Thursday, June 11, 2009

The Indoor Tomato Experiment

Well I told you all I would post on this soon - so here it is, my crazy adventures into winter tomato growing land. Over the Summer I developed an obsession with growing tomatoes. A mysterious wilt curtailed that slightly early but I soldiered on and this time am growing a few plants inside over winter. I chose Siberian tomatoes which can fruit at a lower temperature. They are not frost resistant so I cannot put them outside but they should be ok for this purpose inside. Anyway at first I was just glad to sprout seedlings.


Then to plant two of them into a single pot by the window.


Then I added another single pot to this window sill and another into my newly reclaimed study! Then I got more adventurous. I planted Big Rainbow tomato seeds and White Tomesol tomato seeds to see if they would work. So far they germinated and have been moved to their own pots (three of each) but given the short amount of full sun (only a couple of hours) they are growing very slowly.



On the main plants some of the leaves are curled and a bit yellow but mostly they look quite good for the fact it is winter! They are almost a metre high! At present this is how the Winter Tomato experiment looks.



I planted some basil seedlings in one of the pots, and some basil seed in the other. Fingers crossed it grows.



Each have little flower buds, though some turned yellow and will drop off.
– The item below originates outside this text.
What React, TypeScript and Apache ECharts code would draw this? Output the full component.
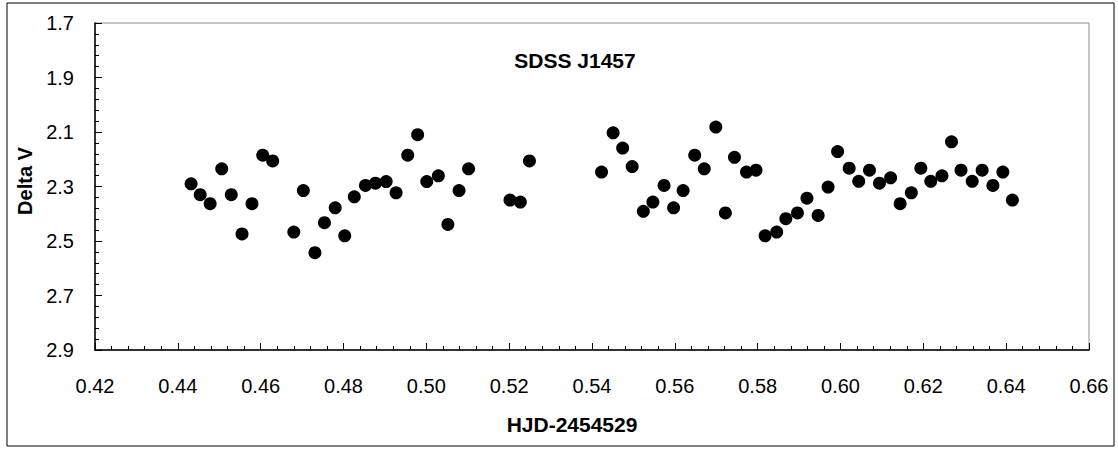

I am beginning to wish that I started this a little earlier. However with the wilt lurking I was worried it would stop the experiment in its early stages.Wonder if they will produce tomatoes at all, and in time for the spring sowing?

5 comments:

Lisa said...

I had to put all my indoor plants outside - they were somehow breeding tiny flies. We were wondering why we were getting the odd little fly, and then I went to give them their weekly water and when I pulled up the lacey curtain to get to them, a whole cloud of them flew at me.

So out they went...

PJ said...

ewwwww flies. Don't seem to have that problem, at least I haven't noticed it so far.

Dan said...

You should get tomatoes from them. You will have to shake the plants or tickle the blooms though to get them to pollinate. They are self pollinating but need some form of vibration to have it happen.

PJ said...

Hi Dan - I have my trusty electric toothbrush for that, I had to hand pollinate on the balcony too because we get little bees and the wind didn't do it! But thanks for the advice.

donna said...

Your tomato plants growing inside look better than the lone tomato plant I have outside and we're well into our summer growing season. You must be doing something right.